Il est plus aisé d’imaginer Napoléon penché sur des cartes d’état-major que plongé dans des catalogues de papiers peints ou tergiversant sur le dessin d’un accotoir. Et pourtant ! Cette exposition nous apprend que l’Empereur conservait un œil sur tout et qu’il préparait ses installations dans les anciennes résidences de la monarchie avec autant de soin que ses campagnes militaires. Puisant d’abord dans les réserves de l’ancien Garde-Meuble royal pour parer au plus pressé, il fait repeindre les plafonds lézardés du château de Saint-Cloud, masquer les parquets crevés sous des tapis du Grand Siècle, peupler les galeries désertées de meubles Boulle. Jusque dans ses appartements, on recouvre les murs avec ce qu’il reste des tapisseries et autres soieries tissées pour ses illustres prédécesseurs. Malgré cette apparente continuité, gage de légitimité – et de majesté –, Napoléon œuvre à imposer un style, et lance à marche forcée le remeublement des palais nationaux : des millions de francs-or sont engloutis pour redresser les manufactures et offrir au souverain un cadre digne de son autorité nouvelle.
Comme Louis XIV, en son temps, comptait sur Charles Le Brun, André Le Nôtre et Louis Le Vau pour élaborer la plus brillante expression visible du pouvoir, Napoléon s’appuie sur Charles Percier et Pierre Fontaine, Dominique Vivant Denon et Jacques Louis David. Ayant pour mission de conférer aux décors toute la dignité de l’Empire, ces derniers inventent de nouvelles formes, empruntant aux plus grandes civilisations du passé, de l’Égypte à la Rome antique. Au grand dam de Louis XVIII qui aura bien du mal à les effacer, les emblèmes de l’Empereur – foudres, abeilles, aigles, fritillaires – fleurissent absolument partout, des rideaux aux poignées de porte, des encriers aux lustres. Partout, mais pas n’importe comment. Car Napoléon ne laisse aucun détail au hasard, s’assure que son chiffre soit couronné et respecté. La décoration est une affaire sérieuse, gare aux excès de zèle. La livraison d’un ameublement complet est même refusée, les tapissiers ayant jugé bon de garnir d’un grand « N » l’assise des sièges : il paraît assez malséant, sinon franchement scandaleux, de s’y installer confortablement et, ce faisant, d’écraser avec si peu de ménagement l’initiale impériale.

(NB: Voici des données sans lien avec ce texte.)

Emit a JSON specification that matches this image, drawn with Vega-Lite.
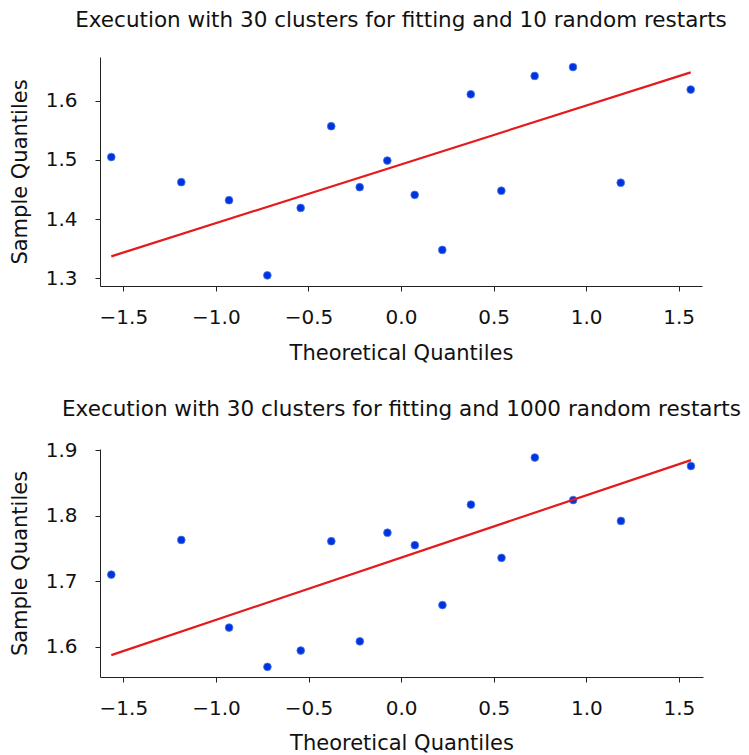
{
  "$schema": "https://vega.github.io/schema/vega-lite/v6.json",
  "background": "white",
  "padding": {"left": 9, "top": 9, "right": 0, "bottom": 0},
  "spacing": 36,
  "config": {
    "font": "DejaVu Sans",
    "view": {"stroke": null},
    "axis": {
      "grid": false,
      "domainColor": "#222222",
      "tickColor": "#222222",
      "tickSize": 5,
      "labelFontSize": 20,
      "labelColor": "#111111",
      "titleFontSize": 21,
      "titleFontWeight": "normal",
      "titleColor": "#111111",
      "labelPadding": 18
    },
    "title": {"fontSize": 21.5, "fontWeight": "normal", "color": "#111111", "offset": 26}
  },
  "datasets": {
    "top": [
      {"tq": -1.565, "sq": 1.505},
      {"tq": -1.187, "sq": 1.4625},
      {"tq": -0.929, "sq": 1.432},
      {"tq": -0.722, "sq": 1.305},
      {"tq": -0.542, "sq": 1.419},
      {"tq": -0.377, "sq": 1.557},
      {"tq": -0.223, "sq": 1.454},
      {"tq": -0.074, "sq": 1.499},
      {"tq": 0.074, "sq": 1.441},
      {"tq": 0.223, "sq": 1.348},
      {"tq": 0.377, "sq": 1.611},
      {"tq": 0.542, "sq": 1.448},
      {"tq": 0.722, "sq": 1.642},
      {"tq": 0.929, "sq": 1.657},
      {"tq": 1.187, "sq": 1.4615},
      {"tq": 1.565, "sq": 1.619}
    ],
    "topLine": [
      {"tq": -1.565, "sq": 1.337},
      {"tq": 1.565, "sq": 1.648}
    ],
    "bottom": [
      {"tq": -1.565, "sq": 1.710},
      {"tq": -1.187, "sq": 1.763},
      {"tq": -0.929, "sq": 1.629},
      {"tq": -0.722, "sq": 1.569},
      {"tq": -0.542, "sq": 1.594},
      {"tq": -0.377, "sq": 1.761},
      {"tq": -0.223, "sq": 1.608},
      {"tq": -0.074, "sq": 1.774},
      {"tq": 0.074, "sq": 1.755},
      {"tq": 0.223, "sq": 1.6635},
      {"tq": 0.377, "sq": 1.817},
      {"tq": 0.542, "sq": 1.7356},
      {"tq": 0.722, "sq": 1.889},
      {"tq": 0.929, "sq": 1.824},
      {"tq": 1.187, "sq": 1.792},
      {"tq": 1.565, "sq": 1.876}
    ],
    "bottomLine": [
      {"tq": -1.565, "sq": 1.587},
      {"tq": 1.565, "sq": 1.885}
    ]
  },
  "vconcat": [
    {
      "width": 602,
      "height": 229,
      "title": "Execution with 30 clusters for fitting and 10 random restarts",
      "layer": [
        {
          "data": {"name": "top"},
          "mark": {"type": "point", "filled": true, "size": 60, "color": "#0033dd", "opacity": 1, "stroke": "#4a7ae8", "strokeWidth": 0.8},
          "encoding": {
            "x": {"field": "tq", "type": "quantitative", "title": "Theoretical Quantiles",
                  "scale": {"domain": [-1.626, 1.626], "nice": false, "zero": false},
                  "axis": {"values": [-1.5, -1.0, -0.5, 0.0, 0.5, 1.0, 1.5], "format": ".1f", "labelPadding": 16, "titlePadding": 15}},
            "y": {"field": "sq", "type": "quantitative", "title": "Sample Quantiles",
                  "scale": {"domain": [1.287, 1.674], "nice": false, "zero": false},
                  "axis": {"values": [1.3, 1.4, 1.5, 1.6], "format": ".1f", "titlePadding": 15}}
          }
        },
        {
          "data": {"name": "topLine"},
          "mark": {"type": "line", "color": "#e41a1c", "strokeWidth": 2.2},
          "encoding": {
            "x": {"field": "tq", "type": "quantitative"},
            "y": {"field": "sq", "type": "quantitative"}
          }
        }
      ]
    },
    {
      "width": 603,
      "height": 228,
      "title": {"text": "Execution with 30 clusters for fitting and 1000 random restarts", "offset": 19.5},
      "layer": [
        {
          "data": {"name": "bottom"},
          "mark": {"type": "point", "filled": true, "size": 60, "color": "#0033dd", "opacity": 1, "stroke": "#4a7ae8", "strokeWidth": 0.8},
          "encoding": {
            "x": {"field": "tq", "type": "quantitative", "title": "Theoretical Quantiles",
                  "scale": {"domain": [-1.626, 1.63], "nice": false, "zero": false},
                  "axis": {"values": [-1.5, -1.0, -0.5, 0.0, 0.5, 1.0, 1.5], "format": ".1f", "labelPadding": 16, "titlePadding": 14}},
            "y": {"field": "sq", "type": "quantitative", "title": "Sample Quantiles",
                  "scale": {"domain": [1.5535, 1.902], "nice": false, "zero": false},
                  "axis": {"values": [1.6, 1.7, 1.8, 1.9], "format": ".1f", "titlePadding": 15}}
          }
        },
        {
          "data": {"name": "bottomLine"},
          "mark": {"type": "line", "color": "#e41a1c", "strokeWidth": 2.2},
          "encoding": {
            "x": {"field": "tq", "type": "quantitative"},
            "y": {"field": "sq", "type": "quantitative"}
          }
        }
      ]
    }
  ]
}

Napoléon œuvre à imposer un style, et lance à marche forcée le remeublement des palais nationaux.
L’EMPREINTE DE JOSÉPHINE
Si le caractère éminemment politique du grand atelier napoléonien et le luxe insensé de ses productions impressionnent, il arrive que l’originalité, voire l’excentricité des matériaux et couleurs employés, surprenne. Des teintes d’une rare subtilité envahissent les intérieurs : abricot, gris de lin, tabac d’Espagne, terre d’Égypte, ponceau, prune, amarante… Les choix les plus audacieux reviennent souvent à l’impératrice Joséphine, qui fait preuve d’un goût très personnel. Ordonnatrice exigeante, elle affectionne les associations curieuses et précieuses. Aux Tuileries par exemple, elle réclame expressément qu’une peau de tigre soit jetée à tel coin précis de son appartement. Dans son boudoir du château de Saint-Cloud, ancien cabinet intérieur de la reine, elle donne libre cours à sa fantaisie : répartie sur d’élégantes consoles de Jacob aux courbes ottomanes, la collection de pierres dures de Marie-Antoinette y côtoie les poissons naturalisés de l’impératrice.

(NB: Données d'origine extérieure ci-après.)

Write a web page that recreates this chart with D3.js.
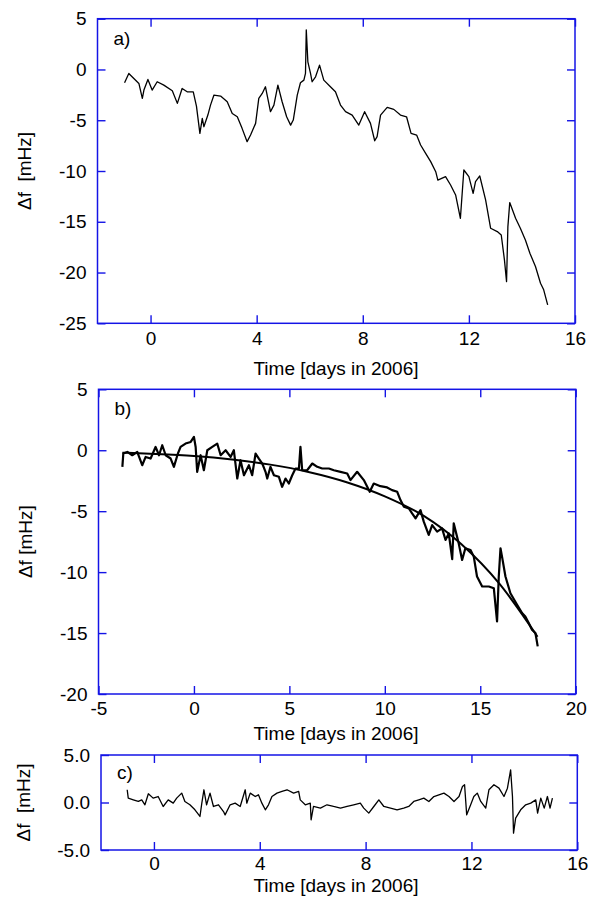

Renouant avec la tradition des « Schatzkammer » de la Renaissance, cette pièce, où l’on s’assoit sur d’étranges fauteuils cygnes, laisse à penser que la passion de l’éclectisme doit autant au Premier Empire qu’au Second ! À mille lieues des idées reçues sur le style Empire réputé martial ou empesé, les œuvres que révèle cette exposition se distinguent par la finesse de leur exécution et l’extrême délicatesse de leur ornementation. Les textiles réalisés pour le château de Meudon, fastueuse résidence du roi de Rome, sont ainsi parsemés de fleurs et de papillons dont les tons acidulés contrastent avec le sérieux coutumier des grandes commandes. Ces tissus, qui nous sont parvenus dans un état de fraîcheur inouï, rappellent brusquement que sous les ors de l’Empire couvaient déjà toutes les nuances du romantisme naissant. Les trésors déployés par le Mobilier national, préservés grâce à la continuité de ses missions, restent la preuve éclatante que si les murs ont été détruits, les palais de Napoléon n’ont jamais disparu.
« Palais disparus de Napoléon », 15 septembre 2021 - 15 janvier 2022, Galerie des Gobelins, 42, avenue des Gobelins, 75013 Paris.